PROBLEM TO SOLVE: Would you transcribe the listing that follows, character for character, and omit its images?

....

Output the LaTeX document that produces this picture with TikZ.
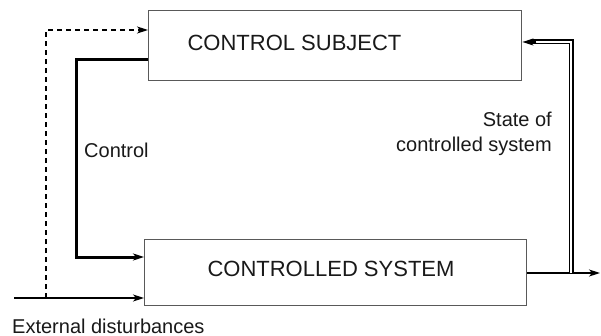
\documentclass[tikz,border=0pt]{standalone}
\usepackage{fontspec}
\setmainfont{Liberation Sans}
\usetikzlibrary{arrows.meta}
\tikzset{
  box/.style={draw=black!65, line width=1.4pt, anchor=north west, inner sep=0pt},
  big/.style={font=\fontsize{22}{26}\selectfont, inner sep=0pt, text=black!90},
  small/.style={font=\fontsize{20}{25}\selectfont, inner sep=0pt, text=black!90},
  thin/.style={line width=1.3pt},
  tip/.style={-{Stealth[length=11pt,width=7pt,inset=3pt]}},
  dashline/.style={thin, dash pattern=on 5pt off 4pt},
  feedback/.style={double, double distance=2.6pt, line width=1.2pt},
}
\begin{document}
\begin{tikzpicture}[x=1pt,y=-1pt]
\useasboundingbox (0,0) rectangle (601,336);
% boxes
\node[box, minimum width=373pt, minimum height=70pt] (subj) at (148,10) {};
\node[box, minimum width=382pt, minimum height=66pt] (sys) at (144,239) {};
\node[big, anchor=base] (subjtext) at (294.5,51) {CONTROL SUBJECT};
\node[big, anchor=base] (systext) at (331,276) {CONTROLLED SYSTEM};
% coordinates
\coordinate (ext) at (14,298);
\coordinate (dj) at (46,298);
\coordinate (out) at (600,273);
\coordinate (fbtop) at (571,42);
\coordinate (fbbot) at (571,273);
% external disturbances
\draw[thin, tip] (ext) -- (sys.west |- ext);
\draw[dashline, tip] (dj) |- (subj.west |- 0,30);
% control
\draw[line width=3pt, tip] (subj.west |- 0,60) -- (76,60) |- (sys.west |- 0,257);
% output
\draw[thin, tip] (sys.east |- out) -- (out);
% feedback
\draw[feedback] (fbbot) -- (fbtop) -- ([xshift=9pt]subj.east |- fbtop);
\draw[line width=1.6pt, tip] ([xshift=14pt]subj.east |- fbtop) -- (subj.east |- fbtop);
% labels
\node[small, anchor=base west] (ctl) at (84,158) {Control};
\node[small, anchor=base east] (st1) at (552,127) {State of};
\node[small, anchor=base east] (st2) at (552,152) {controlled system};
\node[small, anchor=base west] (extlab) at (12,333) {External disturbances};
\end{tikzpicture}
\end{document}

....

TASK ANSWER:
Output the LaTeX document that produces this picture with TikZ.
\documentclass[tikz,border=0pt]{standalone}
\usepackage{fontspec}
\setmainfont{Liberation Sans}
\usetikzlibrary{arrows.meta}
\tikzset{
  box/.style={draw=black!65, line width=1.4pt, anchor=north west, inner sep=0pt},
  big/.style={font=\fontsize{22}{26}\selectfont, inner sep=0pt, text=black!90},
  small/.style={font=\fontsize{20}{25}\selectfont, inner sep=0pt, text=black!90},
  thin/.style={line width=1.3pt},
  tip/.style={-{Stealth[length=11pt,width=7pt,inset=3pt]}},
  dashline/.style={thin, dash pattern=on 5pt off 4pt},
  feedback/.style={double, double distance=2.6pt, line width=1.2pt},
}
\begin{document}
\begin{tikzpicture}[x=1pt,y=-1pt]
\useasboundingbox (0,0) rectangle (601,336);
% boxes
\node[box, minimum width=373pt, minimum height=70pt] (subj) at (148,10) {};
\node[box, minimum width=382pt, minimum height=66pt] (sys) at (144,239) {};
\node[big, anchor=base] (subjtext) at (294.5,51) {CONTROL SUBJECT};
\node[big, anchor=base] (systext) at (331,276) {CONTROLLED SYSTEM};
% coordinates
\coordinate (ext) at (14,298);
\coordinate (dj) at (46,298);
\coordinate (out) at (600,273);
\coordinate (fbtop) at (571,42);
\coordinate (fbbot) at (571,273);
% external disturbances
\draw[thin, tip] (ext) -- (sys.west |- ext);
\draw[dashline, tip] (dj) |- (subj.west |- 0,30);
% control
\draw[line width=3pt, tip] (subj.west |- 0,60) -- (76,60) |- (sys.west |- 0,257);
% output
\draw[thin, tip] (sys.east |- out) -- (out);
% feedback
\draw[feedback] (fbbot) -- (fbtop) -- ([xshift=9pt]subj.east |- fbtop);
\draw[line width=1.6pt, tip] ([xshift=14pt]subj.east |- fbtop) -- (subj.east |- fbtop);
% labels
\node[small, anchor=base west] (ctl) at (84,158) {Control};
\node[small, anchor=base east] (st1) at (552,127) {State of};
\node[small, anchor=base east] (st2) at (552,152) {controlled system};
\node[small, anchor=base west] (extlab) at (12,333) {External disturbances};
\end{tikzpicture}
\end{document}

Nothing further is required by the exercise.